On Tuesday, I installed PGP 8.0.2 on the production machine, after PGP finally reset a download link for me on what is gunning for the title of the World's Most Obscure Web Site. We have commercial licenses for PGP since we use it to digitally sign the setext versions of MDJ and MWJ, and I was really looking forward to the update because PGP 8.0 won't quit. Seriously. It accepts the "Quit" menu item, command key, or Apple event, but doesn't quit; I have to force-quit the program every time I have to restart (once per day to do credit card authorizations on that system).
PGP 8.0.2 made failure to quit seem like a minor issue; it was much more proactive and failed to launch. It crashed after identifying the keyring files, meaning we wouldn't be able to sign anything except in Classic. After about four hours of fiddling, I found that if I deleted every PGP file found in the several places they were installed, as listed in the "Read Me" file, then rebooted and reinstalled, that PGP 8.0.2 would both install and work correctly, and it even quits. But that's another several hours gone.
The two MDJ issues were published by Thursday morning, about a day behind. On Thursday afternoon, creating MWJ 2003.03.30 took 2-3 hours longer than expected because of the backlog difficulty. You see, we tried
really hard to get through the Christmas backlog before Macworld Expo started in January, but all we managed to get was through the products. There was an MDJ 2003.01.06 with 45 product write-ups (briefs and items combined) that published just hours before Steve Jobs' keynote address started. Once the keynote hit with Apple's massive amount of news, we knew the product writeups would need revision before they could see print. Then we started categorizing to get through the backlog, so now when we publish MWJ, we have to go back and check that January issue to make sure we haven't missed anything that should go in. Write-ups of GeekTool and Lasso Professional had to be included and then the latter rewritten for Blue World's latest news in March. So that took more hours than expected.
I also took a couple of hours here to fix some nasty problems in the setext processor I wrote last summer. It wasn't handling capitalization on high-ASCII characters correctly, was misnumbering showcase items if there was more than one showcase article per issue (requiring fixing by hand), was starting some lines with hyphens (signifying dashes, as in "this is - for all intents and purposes - a silly example", would sometimes break the line so that the hyphen started a line, a bad rule), and a few other problems. My brain wasn't exactly in gear, but these things needed fixing and I fixed them.
Then, for reasons I still do not understand, the early evening production of MWJ 2003.03.30 turned somewhat nightmarish when the PDF version was sent corrupted to every PDF-receiving subscriber. I'd already received several complaints about corruption within just a few minutes of distribution, so I took a look on the server, and sure enough, somehow four bytes of the binhexed PDF file had changed in copying from here to the server. (They had eight-bit characters in them,a definite no in binhexing.) Our system is not designed to redistribute an issue; Nat had to pull the scripts and capabilities out of thin air for it, and that took another hour or two.

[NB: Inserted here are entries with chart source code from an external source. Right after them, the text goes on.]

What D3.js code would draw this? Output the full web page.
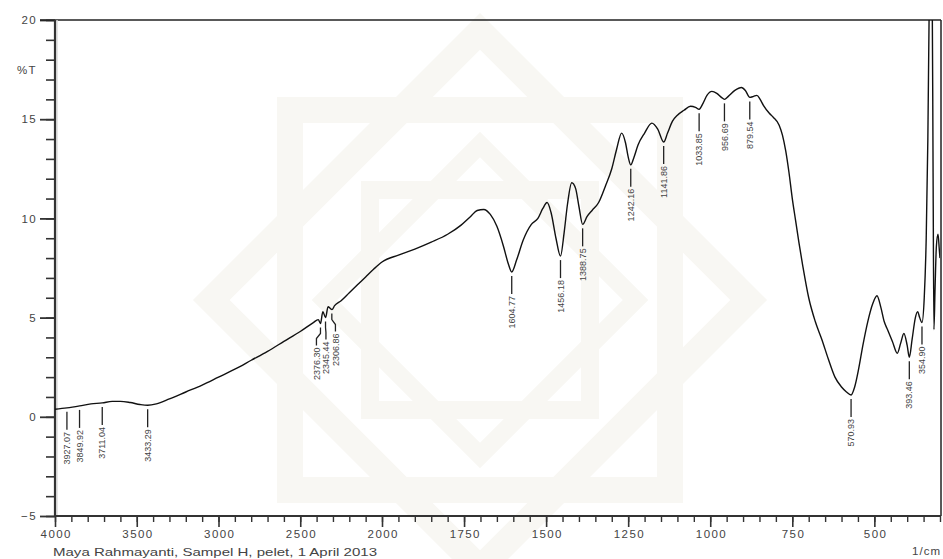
<!DOCTYPE html>
<html>
<head>
<meta charset="utf-8">
<script src="https://cdn.jsdelivr.net/npm/d3@7"></script>
<style>
  body { margin: 0; background: #fff; }
  svg { display: block; font-family: "Liberation Sans", Arial, sans-serif; }
</style>
</head>
<body>
<script>
// spectrum (wavenumber 1/cm, transmittance %T)
var wavenumber = [4000, 3927, 3849, 3780, 3711, 3650, 3600, 3540, 3480, 3433, 3380, 3300, 3200, 3100, 3000,
  2900, 2800, 2700, 2600, 2500, 2420, 2390, 2376, 2362, 2345, 2330, 2315, 2306, 2290, 2250, 2200, 2150,
  2100, 2050, 2000, 1950, 1900, 1850, 1800, 1760, 1730, 1710, 1690, 1670, 1650, 1630, 1615, 1604.77,
  1590, 1570, 1545, 1525, 1510, 1497, 1485, 1470, 1456.18, 1445, 1435, 1422, 1410, 1400, 1388.75, 1375,
  1360, 1340, 1320, 1300, 1285, 1270, 1258, 1250, 1242.16, 1232, 1220, 1200, 1178, 1160, 1141.86, 1130,
  1115, 1100, 1080, 1060, 1045, 1033.85, 1022, 1010, 995, 980, 966, 956.69, 945, 925, 905, 893, 879.54,
  868, 858, 848, 838, 820, 808, 790, 780, 770, 760, 750, 740, 730, 718, 700, 680, 660, 640, 620, 600,
  585, 570.93, 560, 548, 535, 520, 505, 492, 480, 470, 460, 445, 430, 420, 410, 400, 393.46, 385, 375,
  368, 362, 354.9, 348, 342, 337, 333, 328, 324, 321, 318.5, 315, 311, 306, 302, 300];
var transmittance = [0.38, 0.45, 0.55, 0.65, 0.7, 0.78, 0.78, 0.72, 0.62, 0.58, 0.65, 0.9, 1.25, 1.6, 2.0,
  2.4, 2.85, 3.3, 3.8, 4.3, 4.75, 4.9, 4.7, 5.3, 5.0, 5.55, 5.45, 5.4, 5.6, 5.85, 6.25, 6.65,
  7.05, 7.45, 7.8, 8.15, 8.45, 8.8, 9.2, 9.65, 10.1, 10.4, 10.45, 10.2, 9.6, 8.6, 7.7, 7.3,
  7.9, 8.9, 9.7, 10.0, 10.5, 10.8, 10.3, 9.0, 8.1, 9.3, 10.7, 11.8, 11.5, 10.6, 9.7, 10.1,
  10.4, 10.8, 11.6, 12.5, 13.5, 14.3, 13.8, 13.1, 12.7, 13.1, 13.7, 14.3, 14.8, 14.5, 13.85, 14.3,
  14.9, 15.2, 15.45, 15.65, 15.6, 15.5, 15.8, 16.2, 16.4, 16.3, 16.1, 16.0, 16.15, 16.45, 16.6, 16.45, 16.1,
  16.15, 16.2, 16.0, 15.7, 15.3, 15.1, 14.7, 14.2, 13.4, 12.3, 11.0, 9.9, 8.8, 7.6, 6.0, 4.8, 3.9, 2.9, 2.0, 1.5,
  1.25, 1.1, 1.5, 2.4, 3.6, 4.8, 5.7, 6.1, 5.5, 4.8, 4.4, 3.8, 3.2, 3.7, 4.2, 3.6, 3.0, 3.9, 5.0,
  5.3, 5.0, 4.75, 6.0, 9.0, 14.0, 20.5, 24, 22, 12, 4.4, 6.5, 8.6, 9.2, 8.4, 8.0];

// peak labels
var peaks = [3927.07, 3849.92, 3711.04, 3433.29, 2376.30, 2345.44, 2306.86, 1604.77, 1456.18, 1388.75,
  1242.16, 1141.86, 1033.85, 956.69, 879.54, 570.93, 393.46, 354.90];

// axis ticks
var xMajor = [4000, 3500, 3000, 2500, 2000, 1750, 1500, 1250, 1000, 750, 500];
var yMajor = [-5, 0, 5, 10, 15, 20];

var W = 943, H = 559;
var plotLeft = 55, plotRight = 940, plotTop = 20, plotBottom = 516;

var svg = d3.select("body").append("svg").attr("width", W).attr("height", H);

// x axis is expanded 2x below 2000 1/cm
var x = d3.scaleLinear().domain([4000, 2000, 300]).range([plotLeft, 382, plotRight]);
var y = d3.scaleLinear().domain([-5, 20]).range([plotBottom, plotTop]);

//faint watermark in the background
var wm = svg.append("g").attr("transform", "translate(480,300)")
  .style("fill", "none").style("stroke", "#f8f7f3");
[0, 45].forEach(function(a) {
  wm.append("rect").attr("x", -190).attr("y", -190).attr("width", 380).attr("height", 380)
    .attr("transform", "rotate(" + a + ")").style("stroke-width", 26);
  wm.append("rect").attr("x", -110).attr("y", -110).attr("width", 220).attr("height", 220)
    .attr("transform", "rotate(" + a + ")").style("stroke-width", 18);
});

//minor ticks
var xMinor = d3.range(4000, 2000, -100).concat(d3.range(2000, 299, -50));
svg.append("g").attr("transform", "translate(0," + plotBottom + ")")
  .call(d3.axisBottom(x).tickValues(xMinor).tickSize(6).tickSizeOuter(0).tickFormat(""))
  .call(function(g) { g.select(".domain").remove(); })
  .selectAll("line").style("stroke", "#333").style("stroke-width", 1.4);

svg.append("g").attr("transform", "translate(" + plotLeft + ",0)")
  .call(d3.axisLeft(y).tickValues(d3.range(-5, 21, 1)).tickSize(9).tickSizeOuter(0).tickFormat(""))
  .call(function(g) { g.select(".domain").remove(); })
  .selectAll("line").style("stroke", "#333").style("stroke-width", 1.6);

//major ticks with labels
var gx = svg.append("g").attr("transform", "translate(0," + plotBottom + ")")
  .call(d3.axisBottom(x).tickValues(xMajor).tickSize(11).tickSizeOuter(0).tickPadding(3).tickFormat(d3.format("d")));
gx.select(".domain").remove();
gx.selectAll("line").style("stroke", "#333").style("stroke-width", 1.6);
gx.selectAll("text").attr("dx", "0.7px").style("font-size", "11.5px").style("fill", "#444").style("letter-spacing", "1.4px");

var gy = svg.append("g").attr("transform", "translate(" + plotLeft + ",0)")
  .call(d3.axisLeft(y).tickValues(yMajor).tickSize(15).tickSizeOuter(0).tickPadding(3));
gy.select(".domain").remove();
gy.selectAll("line").style("stroke", "#333").style("stroke-width", 1.8);
gy.selectAll("text").style("font-size", "11.5px").style("fill", "#444").style("letter-spacing", "1.4px");

//frame
svg.append("line").attr("x1", 40).attr("x2", plotRight + 1).attr("y1", plotTop).attr("y2", plotTop)
  .style("stroke", "#222").style("stroke-width", 1.5);
svg.append("line").attr("x1", plotRight + 1).attr("x2", plotRight + 1).attr("y1", plotTop).attr("y2", plotBottom)
  .style("stroke", "#222").style("stroke-width", 1.5);
svg.append("line").attr("x1", plotLeft + 2).attr("x2", plotLeft + 2).attr("y1", plotTop).attr("y2", plotBottom)
  .style("stroke", "#ddd").style("stroke-width", 1.5);
svg.append("line").attr("x1", plotLeft).attr("x2", plotLeft).attr("y1", plotTop).attr("y2", plotBottom)
  .style("stroke", "#333").style("stroke-width", 2.2);
svg.append("line").attr("x1", plotLeft).attr("x2", plotRight + 1).attr("y1", plotBottom).attr("y2", plotBottom)
  .style("stroke", "#333").style("stroke-width", 2);

//clip the spectrum to the frame
svg.append("clipPath").attr("id", "clip").append("rect")
  .attr("x", plotLeft).attr("y", plotTop).attr("width", plotRight - plotLeft).attr("height", plotBottom - plotTop);

var data = wavenumber.map(function(w, i) { return { w: w, t: transmittance[i] }; });

var line = d3.line()
  .x(function(d) { return x(d.w); })
  .y(function(d) { return y(d.t); })
  .curve(d3.curveMonotoneX);

svg.append("path").datum(data)
  .attr("clip-path", "url(#clip)")
  .attr("d", line)
  .style("fill", "none").style("stroke", "#111").style("stroke-width", 1.4);

//peak labels with leader lines
function valueAt(w) {
  for (var i = 1; i < wavenumber.length; i++) {
    if (wavenumber[i] <= w) {
      var f = (wavenumber[i - 1] - w) / (wavenumber[i - 1] - wavenumber[i]);
      return transmittance[i - 1] + f * (transmittance[i] - transmittance[i - 1]);
    }
  }
  return transmittance[transmittance.length - 1];
}

var labels = peaks.map(function(p) { return { p: p, px: x(p), lx: x(p), py: y(valueAt(p)) }; });
// spread crowded labels apart
for (var it = 0; it < 30; it++) {
  for (var i = 1; i < labels.length; i++) {
    var gap = labels[i].lx - labels[i - 1].lx;
    if (gap < 9.5) {
      var m = (9.5 - gap) / 2;
      labels[i].lx += m;
      labels[i - 1].lx -= m;
    }
  }
}

var gl = svg.append("g");
labels.forEach(function(d) {
  var y0 = d.py + 4;
  gl.append("path")
    .attr("d", "M" + d.px + "," + y0 + "L" + d.px + "," + (y0 + 6) + "L" + d.lx + "," + (y0 + 11) + "L" + d.lx + "," + (y0 + 18))
    .style("fill", "none").style("stroke", "#222").style("stroke-width", 1.3);
  gl.append("text")
    .attr("transform", "translate(" + d.lx + "," + (y0 + 20) + ") rotate(-90)")
    .attr("text-anchor", "end")
    .attr("dy", "0.35em")
    .style("font-size", "9px").style("fill", "#444")
    .text(d.p.toFixed(2));
});

//axis titles and footer
svg.append("text").attr("x", 37).attr("y", 74).attr("text-anchor", "end")
  .style("font-size", "11.5px").style("fill", "#444").style("letter-spacing", "1.4px").text("%T");
svg.append("text").attr("x", plotRight + 1).attr("y", 555).attr("text-anchor", "end")
  .style("font-size", "11.5px").style("fill", "#444").style("letter-spacing", "1px").text("1/cm");
svg.append("text").attr("x", 53).attr("y", 556)
  .attr("textLength", 324).attr("lengthAdjust", "spacingAndGlyphs")
  .style("font-size", "11.5px").style("fill", "#444")
  .text("Maya Rahmayanti, Sampel H, pelet,  1 April 2013");
</script>
</body>
</html>
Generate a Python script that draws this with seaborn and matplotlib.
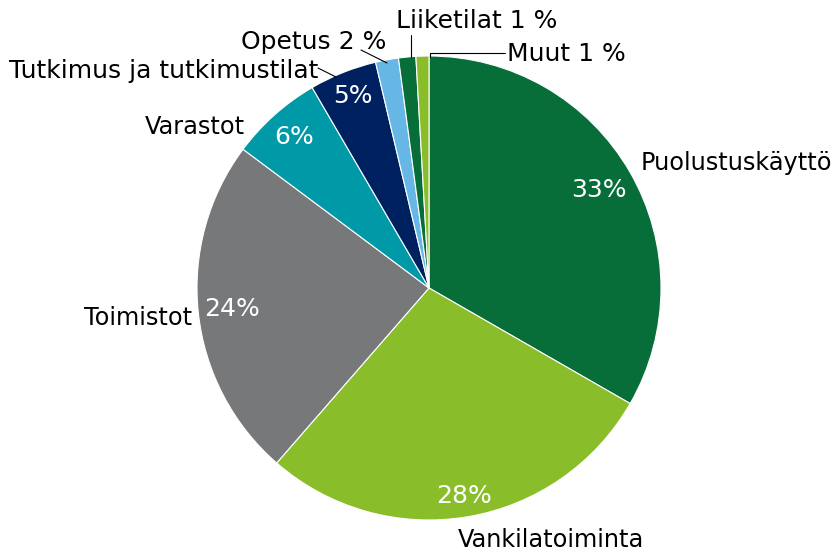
import numpy as np
import matplotlib
matplotlib.use("Agg")
import matplotlib.pyplot as plt
import seaborn as sns

# Käyttötarkoitukset ja osuudet (%)
categories = ["Puolustuskäyttö", "Vankilatoiminta", "Toimistot", "Varastot",
              "Tutkimus ja tutkimustilat", "Opetus", "Liiketilat", "Muut"]
shares = [33.3, 28.1, 23.8, 6.4, 4.7, 1.6, 1.2, 0.9]
shown = [33, 28, 24, 6, 5, 2, 1, 1]
colors = ["#076d39", "#8abd2a", "#76787a", "#0099a8",
          "#00215f", "#66b6e6", "#076d39", "#8abd2a"]

sns.set_theme(style="white")
plt.rcParams["font.family"] = ["DejaVu Sans"]

W, H = 835, 552
fig = plt.figure(figsize=(W / 100, H / 100), dpi=100)
ax = fig.add_axes([0, 0, 1, 1])

cx, cy, R = 429, H - 288, 232
wedges, _ = ax.pie(shares, colors=colors, startangle=90, counterclock=False,
                   center=(cx, cy), radius=R,
                   wedgeprops=dict(edgecolor="white", linewidth=0.8))
ax.set_xlim(0, W)
ax.set_ylim(0, H)
ax.set_aspect("equal")
ax.axis("off")

# prosenttiluvut viipaleiden sisällä
dist = [0.845, 0.91, 0.855, 0.87, 0.89]
for w, d, v in zip(wedges[:5], dist, shown[:5]):
    a = np.deg2rad((w.theta1 + w.theta2) / 2)
    ax.text(cx + d * R * np.cos(a), cy + d * R * np.sin(a), f"{v}%",
            color="white", fontsize=18, ha="center", va="center")

def py(y):
    return H - y

big = dict(fontsize=17.3, color="black", va="center")
ax.text(641, py(163), categories[0], ha="left", **big)
ax.text(458, py(540), categories[1], ha="left", **big)
ax.text(192, py(318), categories[2], ha="right", **big)
ax.text(245, py(127), categories[3], ha="right", **big)

small = dict(fontsize=18, color="black", va="center")
ax.text(318, py(71), categories[4], ha="right", **small)
ax.text(386, py(42), f"{categories[5]} {shown[5]} %", ha="right", **small)
ax.text(396, py(21), f"{categories[6]} {shown[6]} %", ha="left", **small)
ax.text(507, py(54), f"{categories[7]} {shown[7]} %", ha="left", **small)

# johtoviivat
ln = dict(color="black", linewidth=0.8)
ax.plot([318, 336], [py(68), py(77)], **ln)
ax.plot([361, 387], [py(50), py(63)], **ln)
ax.plot([411, 411], [py(35), py(57)], **ln)
ax.plot([430, 430, 505], [py(57), py(53), py(53)], **ln)

fig.savefig("out.png", dpi=100, facecolor="white")
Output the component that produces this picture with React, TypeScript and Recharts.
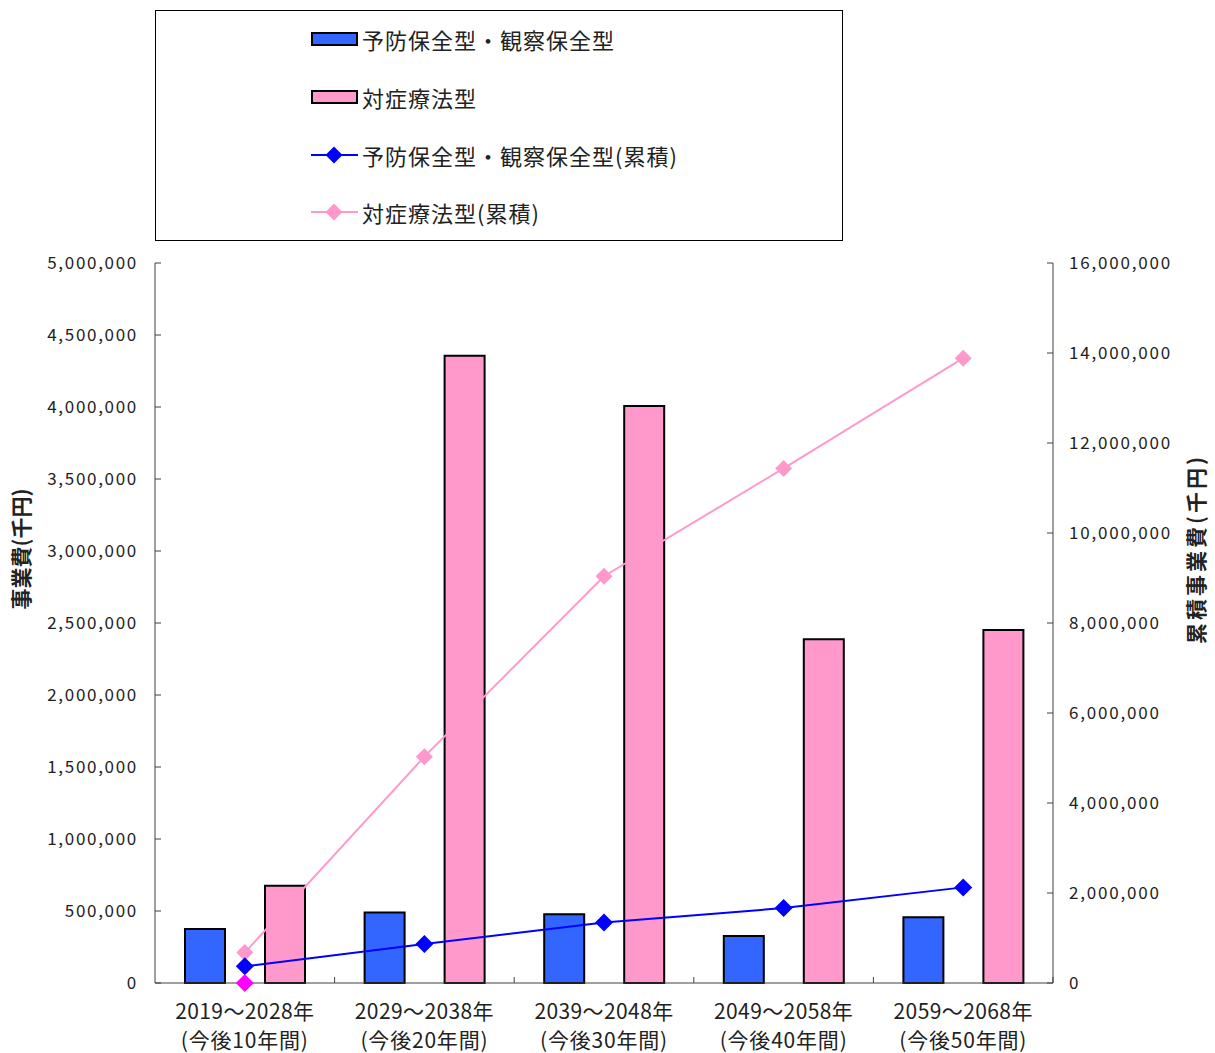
import React from "react";
import { ComposedChart, Bar, Line, XAxis, YAxis, Legend } from "recharts";

// values (千円)
const periods = ["2019～2028年", "2029～2038年", "2039～2048年", "2049～2058年", "2059～2068年"];
const periodNotes = ["(今後10年間)", "(今後20年間)", "(今後30年間)", "(今後40年間)", "(今後50年間)"];
const preventive = [375000, 490000, 477000, 326000, 456000];
const symptomatic = [676000, 4356000, 4007000, 2387000, 2451000];
const preventiveCum = [370000, 866000, 1345000, 1665000, 2125000];
const symptomaticCum = [676000, 5030000, 9040000, 11435000, 13885000];
const strayPoint = [0, null, null, null, null];
const leftTicks = [0, 500000, 1000000, 1500000, 2000000, 2500000, 3000000, 3500000, 4000000, 4500000, 5000000];
const rightTicks = [0, 2000000, 4000000, 6000000, 8000000, 10000000, 12000000, 14000000, 16000000];

const seriesNames = ["予防保全型・観察保全型", "対症療法型", "予防保全型・観察保全型(累積)", "対症療法型(累積)"];

const data = periods.map((p, i) => ({
  period: p,
  preventive: preventive[i],
  symptomatic: symptomatic[i],
  preventiveCum: preventiveCum[i],
  symptomaticCum: symptomaticCum[i],
  stray: strayPoint[i],
}));

const BLUE = "#3366FF";
const PINK = "#FF99CC";
const LINE_BLUE = "#0000FF";
const MAGENTA = "#FF00FF";
const AXIS = "#404040";
const TEXT = "#222";
const FONT = "'Noto Sans CJK JP', 'Noto Sans', sans-serif";

const PLOT_LEFT = 155;
const PLOT_RIGHT = 1053;
const PLOT_BOTTOM = 983;
const BAND = (PLOT_RIGHT - PLOT_LEFT) / periods.length;

const fmt = (v: number) => v.toLocaleString("en-US");

function Diamond({ cx, cy, r, color }: any) {
  if (cx == null || cy == null) return null;
  return (
    <path
      d={`M${cx},${cy - r} L${cx + r},${cy} L${cx},${cy + r} L${cx - r},${cy} Z`}
      fill={color}
    />
  );
}

function LeftTick({ y, payload }: any) {
  return (
    <g>
      <line x1={PLOT_LEFT} x2={PLOT_LEFT + 6} y1={y} y2={y} stroke={AXIS} />
      <text x={138} y={y} dy="0.35em" textAnchor="end" fontSize={17} letterSpacing={1.7} fill={TEXT} fontFamily={FONT}>
        {fmt(payload.value)}
      </text>
    </g>
  );
}

function RightTick({ y, payload }: any) {
  return (
    <g>
      <line x1={PLOT_RIGHT - 6} x2={PLOT_RIGHT} y1={y} y2={y} stroke={AXIS} />
      <text x={1069} y={y} dy="0.35em" textAnchor="start" fontSize={17} letterSpacing={1.8} fill={TEXT} fontFamily={FONT}>
        {fmt(payload.value)}
      </text>
    </g>
  );
}

function BottomTick({ x, payload, index }: any) {
  const bx = x + BAND / 2;
  return (
    <g>
      <line x1={bx} x2={bx} y1={PLOT_BOTTOM} y2={PLOT_BOTTOM - 6} stroke={AXIS} />
      <text x={x} y={1019} textAnchor="middle" fontSize={21} letterSpacing={0.4} fill={TEXT} fontFamily={FONT}>
        {payload.value}
      </text>
      <text x={x} y={1048} textAnchor="middle" fontSize={21} letterSpacing={0.8} fill={TEXT} fontFamily={FONT}>
        {periodNotes[index]}
      </text>
    </g>
  );
}

function AxisTitle({ cx, cy, text, spacing }: any) {
  return (
    <text
      x={cx}
      y={cy}
      transform={`rotate(-90 ${cx} ${cy})`}
      textAnchor="middle"
      dy="0.35em"
      fontSize={21}
      fontWeight="bold"
      letterSpacing={spacing}
      fill={TEXT}
      fontFamily={FONT}
    >
      {text}
    </text>
  );
}

function LegendBox() {
  const rows = [
    { name: seriesNames[0], kind: "bar", color: BLUE },
    { name: seriesNames[1], kind: "bar", color: PINK },
    { name: seriesNames[2], kind: "line", color: LINE_BLUE },
    { name: seriesNames[3], kind: "line", color: PINK },
  ];
  const rowY = [28, 86, 144, 201];
  return (
    <div
      style={{
        position: "relative",
        width: 688,
        height: 231,
        border: "1px solid #000",
        boxSizing: "border-box",
        background: "#fff",
        fontFamily: FONT,
      }}
    >
      {rows.map((r, i) => (
        <div
          key={r.name}
          style={{ position: "absolute", left: 154, top: rowY[i] - 14, height: 28, display: "flex", alignItems: "center" }}
        >
          <svg width={50} height={28}>
            {r.kind === "bar" ? (
              <rect x={2} y={8} width={45} height={12} fill={r.color} stroke="#000" strokeWidth={2} />
            ) : (
              <g>
                <line x1={1} x2={48} y1={14} y2={14} stroke={r.color} strokeWidth={2} />
                <Diamond cx={24} cy={14} r={8.5} color={r.color} />
              </g>
            )}
          </svg>
          <span style={{ marginLeft: 2, fontSize: 22, letterSpacing: 1, color: TEXT, whiteSpace: "nowrap", lineHeight: "28px" }}>
            {r.name}
          </span>
        </div>
      ))}
    </div>
  );
}

export default function App() {
  return (
    <div style={{ position: "absolute", left: 0, top: 0, width: 1215, height: 1053, background: "#fff" }}>
      <ComposedChart
        width={1215}
        height={1053}
        data={data}
        margin={{ top: 263, right: 0, bottom: 0, left: 0 }}
        barSize={40}
        barGap={40}
      >
        <XAxis
          dataKey="period"
          height={70}
          interval={0}
          tickLine={false}
          axisLine={{ stroke: AXIS }}
          tick={(p: any) => <BottomTick {...p} />}
        />
        <YAxis
          yAxisId="left"
          width={155}
          domain={[0, 5000000]}
          ticks={leftTicks}
          interval={0}
          tickLine={false}
          axisLine={{ stroke: AXIS }}
          tick={(p: any) => <LeftTick {...p} />}
          label={{ content: () => <AxisTitle cx={22} cy={549} text="事業費(千円)" spacing={0} /> }}
        />
        <YAxis
          yAxisId="right"
          orientation="right"
          width={162}
          domain={[0, 16000000]}
          ticks={rightTicks}
          interval={0}
          tickLine={false}
          axisLine={{ stroke: AXIS }}
          tick={(p: any) => <RightTick {...p} />}
          label={{ content: () => <AxisTitle cx={1197} cy={549} text="累積事業費(千円)" spacing={3} /> }}
        />
        <Legend
          layout="horizontal"
          align="center"
          verticalAlign="middle"
          wrapperStyle={{ top: 10, left: 155, width: 688, height: 231 }}
          content={() => <LegendBox />}
        />
        <Bar yAxisId="left" dataKey="preventive" name={seriesNames[0]} fill={BLUE} stroke="#000" strokeWidth={2} isAnimationActive={false} />
        <Bar yAxisId="left" dataKey="symptomatic" name={seriesNames[1]} fill={PINK} stroke="#000" strokeWidth={2} isAnimationActive={false} />
        <Line
          yAxisId="right"
          dataKey="symptomaticCum"
          name={seriesNames[3]}
          stroke={PINK}
          strokeWidth={2}
          dot={(p: any) => <Diamond key={`s${p.index}`} cx={p.cx} cy={p.cy} r={8.5} color={PINK} />}
          activeDot={false}
          isAnimationActive={false}
        />
        <Line
          yAxisId="right"
          dataKey="preventiveCum"
          name={seriesNames[2]}
          stroke={LINE_BLUE}
          strokeWidth={2}
          dot={(p: any) => <Diamond key={`p${p.index}`} cx={p.cx} cy={p.cy} r={9} color={LINE_BLUE} />}
          activeDot={false}
          isAnimationActive={false}
        />
        <Line
          yAxisId="right"
          dataKey="stray"
          stroke="none"
          legendType="none"
          dot={(p: any) => <Diamond key={`z${p.index}`} cx={p.cx} cy={p.cy} r={9} color={MAGENTA} />}
          activeDot={false}
          isAnimationActive={false}
        />
      </ComposedChart>
    </div>
  );
}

Just in that time, there were dozens of complaints, and dozens more were probably cut off by a posting to our MacJournals-Talk mailing list explaining the problem.
So now it's late Thursday night, but I can't move on to the Apple corporate stories: we have a corporate tax appointment with our accountant Friday morning at 10:30 AM, set weeks ago, to get everything in line for filing all of the necessary tax returns for everything and everyone. The backlog has prevented me from taking the time to make those 2002 year-end adjustments to the books (correcting the amounts of fees paid for the year, interest charged, expenses accrued, and so on from January statements), so after a late dinner in OKC, I started on that.
It took me until 7AM Friday morning. I got a couple of hours of nap and then, thanks to a large caffeinated beverage for someone who usually does not ingest caffeine, I made it to OKC and back and got everything ready to go for taxes (well, actually, I still have to clarify one number, but I can do that this weekend). I went home, let the caffeine wear off, and slept for about six more hours.
At this point, it's Friday night at 7PM. We're supposed to publish a new issue of MWJ in about twelve hours, and there is almost nothing written for it and absolutely nothing edited for it. What's more, recovering from 22-hour days usually takes me a day or so on its own. I put up a valiant effort Friday night, but I had to go to sleep about 5AM without having the Gore story done. I then had to nap in the afternoon (22-hour day recovery) and worked on provigil-defeating SEC and NASDAQ reports in the evening and until now. I think I finally have a hand on just how shallow Apple's changes are, but I can't get it finished tonight. Especially since it's now about 6:50 AM. I'm not even going to get to church today, for the fifth or sixth straight week, and that really bothers me. (OK, so I didn't go to church while on vacation, and that's my fault - I'm not blaming work, just mentioning my annoyance at my Lenten laxness.)
The odd thing is that all this is eerliy reminiscent of 1996 and 1997 in MDJ's first run. Readers often pine for those days, but for me they were a lot like these: 18-22 hour days, very little sleep, constantly on the go, sleeping nearly all weekend just to recover, and writing some on next week's stories to try to stay up with the game, when not working on the books or tweaking the PDF or setext design. It
is kind of fun, pushing yourself that hard and still getting the story (and I think we have the governance story down, once we get all the i's dotted and t's crossed), but I'm seven years older than I was then, and I wasn't a teenager then either. Readers may be nostalgic for those days, but I increasingly remember why I am not.
So it's nearly 7AM on Sunday morning and the articles aren't done. The annoying part is that I worked through another weekend while hardly realizing it, meaning I'll have to be careful to take extra time this next week once we get some more stuff done or I increase the risk of burnout. It's weird to like what you're doing so much that you can keep these hours but then suddenly hit a wall so hard you can't do anything for days, no matter how much you want to. I'm still not fully equipped to deal with that.
Oh, and I have a doctor's appointment Monday afternoon just for regular maintenance, so I can't drift too much into afternoon sleeping. That's why I'm off to bed. Wish me luck on explaining NASDAQ rules and the composition of Apple's board.